──────── Given material

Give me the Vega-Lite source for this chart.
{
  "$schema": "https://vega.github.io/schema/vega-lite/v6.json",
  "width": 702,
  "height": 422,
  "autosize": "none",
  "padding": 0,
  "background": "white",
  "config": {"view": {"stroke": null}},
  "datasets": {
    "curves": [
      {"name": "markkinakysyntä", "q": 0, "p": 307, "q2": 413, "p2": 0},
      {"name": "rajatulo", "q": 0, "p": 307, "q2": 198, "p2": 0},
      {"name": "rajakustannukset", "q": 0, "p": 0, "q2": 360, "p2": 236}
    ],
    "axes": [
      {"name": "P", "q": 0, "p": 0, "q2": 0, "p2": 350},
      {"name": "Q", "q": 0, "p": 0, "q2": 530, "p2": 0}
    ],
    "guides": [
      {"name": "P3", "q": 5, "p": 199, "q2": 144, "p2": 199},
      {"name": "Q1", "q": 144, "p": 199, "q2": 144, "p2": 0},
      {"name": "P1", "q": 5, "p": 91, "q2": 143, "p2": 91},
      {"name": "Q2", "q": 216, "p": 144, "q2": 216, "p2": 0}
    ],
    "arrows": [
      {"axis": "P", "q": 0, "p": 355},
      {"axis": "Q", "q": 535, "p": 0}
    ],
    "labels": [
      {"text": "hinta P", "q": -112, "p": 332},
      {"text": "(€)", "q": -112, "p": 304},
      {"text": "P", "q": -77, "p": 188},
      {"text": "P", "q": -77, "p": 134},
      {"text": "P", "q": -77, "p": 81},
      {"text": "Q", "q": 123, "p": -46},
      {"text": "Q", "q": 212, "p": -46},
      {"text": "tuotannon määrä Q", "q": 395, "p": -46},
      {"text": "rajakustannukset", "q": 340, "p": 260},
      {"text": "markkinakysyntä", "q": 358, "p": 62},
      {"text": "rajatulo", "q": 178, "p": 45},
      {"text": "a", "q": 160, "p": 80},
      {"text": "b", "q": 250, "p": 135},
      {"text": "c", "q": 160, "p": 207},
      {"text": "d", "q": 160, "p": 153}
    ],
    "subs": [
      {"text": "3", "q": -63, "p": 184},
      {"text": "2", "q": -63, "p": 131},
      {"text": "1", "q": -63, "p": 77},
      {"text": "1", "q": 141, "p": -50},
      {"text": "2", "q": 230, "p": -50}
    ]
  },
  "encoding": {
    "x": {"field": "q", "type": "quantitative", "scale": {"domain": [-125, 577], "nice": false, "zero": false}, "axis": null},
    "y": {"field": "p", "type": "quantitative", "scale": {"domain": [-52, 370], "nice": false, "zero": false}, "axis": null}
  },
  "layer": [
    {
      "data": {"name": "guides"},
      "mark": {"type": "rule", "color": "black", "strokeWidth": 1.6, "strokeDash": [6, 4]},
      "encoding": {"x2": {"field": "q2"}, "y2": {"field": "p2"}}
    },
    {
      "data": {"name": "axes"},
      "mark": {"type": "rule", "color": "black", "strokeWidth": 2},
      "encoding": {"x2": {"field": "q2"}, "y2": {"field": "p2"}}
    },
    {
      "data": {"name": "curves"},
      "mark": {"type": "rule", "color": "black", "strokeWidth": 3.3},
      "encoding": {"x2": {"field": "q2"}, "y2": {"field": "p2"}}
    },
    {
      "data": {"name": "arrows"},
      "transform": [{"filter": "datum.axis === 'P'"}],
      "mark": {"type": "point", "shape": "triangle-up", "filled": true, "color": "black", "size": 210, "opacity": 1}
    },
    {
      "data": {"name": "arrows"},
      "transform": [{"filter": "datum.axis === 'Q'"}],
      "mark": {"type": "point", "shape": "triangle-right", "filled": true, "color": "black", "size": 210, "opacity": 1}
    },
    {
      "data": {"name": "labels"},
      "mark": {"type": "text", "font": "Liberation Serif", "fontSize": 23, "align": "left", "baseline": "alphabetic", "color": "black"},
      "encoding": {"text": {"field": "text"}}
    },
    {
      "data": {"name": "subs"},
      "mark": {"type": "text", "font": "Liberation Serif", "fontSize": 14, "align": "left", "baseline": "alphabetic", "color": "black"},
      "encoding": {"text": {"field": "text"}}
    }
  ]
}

────────────────

# Task brief
Copy all of the data. Keep every word exactly as it is.

# Complete response
Give me the Vega-Lite source for this chart.
{
  "$schema": "https://vega.github.io/schema/vega-lite/v6.json",
  "width": 702,
  "height": 422,
  "autosize": "none",
  "padding": 0,
  "background": "white",
  "config": {"view": {"stroke": null}},
  "datasets": {
    "curves": [
      {"name": "markkinakysyntä", "q": 0, "p": 307, "q2": 413, "p2": 0},
      {"name": "rajatulo", "q": 0, "p": 307, "q2": 198, "p2": 0},
      {"name": "rajakustannukset", "q": 0, "p": 0, "q2": 360, "p2": 236}
    ],
    "axes": [
      {"name": "P", "q": 0, "p": 0, "q2": 0, "p2": 350},
      {"name": "Q", "q": 0, "p": 0, "q2": 530, "p2": 0}
    ],
    "guides": [
      {"name": "P3", "q": 5, "p": 199, "q2": 144, "p2": 199},
      {"name": "Q1", "q": 144, "p": 199, "q2": 144, "p2": 0},
      {"name": "P1", "q": 5, "p": 91, "q2": 143, "p2": 91},
      {"name": "Q2", "q": 216, "p": 144, "q2": 216, "p2": 0}
    ],
    "arrows": [
      {"axis": "P", "q": 0, "p": 355},
      {"axis": "Q", "q": 535, "p": 0}
    ],
    "labels": [
      {"text": "hinta P", "q": -112, "p": 332},
      {"text": "(€)", "q": -112, "p": 304},
      {"text": "P", "q": -77, "p": 188},
      {"text": "P", "q": -77, "p": 134},
      {"text": "P", "q": -77, "p": 81},
      {"text": "Q", "q": 123, "p": -46},
      {"text": "Q", "q": 212, "p": -46},
      {"text": "tuotannon määrä Q", "q": 395, "p": -46},
      {"text": "rajakustannukset", "q": 340, "p": 260},
      {"text": "markkinakysyntä", "q": 358, "p": 62},
      {"text": "rajatulo", "q": 178, "p": 45},
      {"text": "a", "q": 160, "p": 80},
      {"text": "b", "q": 250, "p": 135},
      {"text": "c", "q": 160, "p": 207},
      {"text": "d", "q": 160, "p": 153}
    ],
    "subs": [
      {"text": "3", "q": -63, "p": 184},
      {"text": "2", "q": -63, "p": 131},
      {"text": "1", "q": -63, "p": 77},
      {"text": "1", "q": 141, "p": -50},
      {"text": "2", "q": 230, "p": -50}
    ]
  },
  "encoding": {
    "x": {"field": "q", "type": "quantitative", "scale": {"domain": [-125, 577], "nice": false, "zero": false}, "axis": null},
    "y": {"field": "p", "type": "quantitative", "scale": {"domain": [-52, 370], "nice": false, "zero": false}, "axis": null}
  },
  "layer": [
    {
      "data": {"name": "guides"},
      "mark": {"type": "rule", "color": "black", "strokeWidth": 1.6, "strokeDash": [6, 4]},
      "encoding": {"x2": {"field": "q2"}, "y2": {"field": "p2"}}
    },
    {
      "data": {"name": "axes"},
      "mark": {"type": "rule", "color": "black", "strokeWidth": 2},
      "encoding": {"x2": {"field": "q2"}, "y2": {"field": "p2"}}
    },
    {
      "data": {"name": "curves"},
      "mark": {"type": "rule", "color": "black", "strokeWidth": 3.3},
      "encoding": {"x2": {"field": "q2"}, "y2": {"field": "p2"}}
    },
    {
      "data": {"name": "arrows"},
      "transform": [{"filter": "datum.axis === 'P'"}],
      "mark": {"type": "point", "shape": "triangle-up", "filled": true, "color": "black", "size": 210, "opacity": 1}
    },
    {
      "data": {"name": "arrows"},
      "transform": [{"filter": "datum.axis === 'Q'"}],
      "mark": {"type": "point", "shape": "triangle-right", "filled": true, "color": "black", "size": 210, "opacity": 1}
    },
    {
      "data": {"name": "labels"},
      "mark": {"type": "text", "font": "Liberation Serif", "fontSize": 23, "align": "left", "baseline": "alphabetic", "color": "black"},
      "encoding": {"text": {"field": "text"}}
    },
    {
      "data": {"name": "subs"},
      "mark": {"type": "text", "font": "Liberation Serif", "fontSize": 14, "align": "left", "baseline": "alphabetic", "color": "black"},
      "encoding": {"text": {"field": "text"}}
    }
  ]
}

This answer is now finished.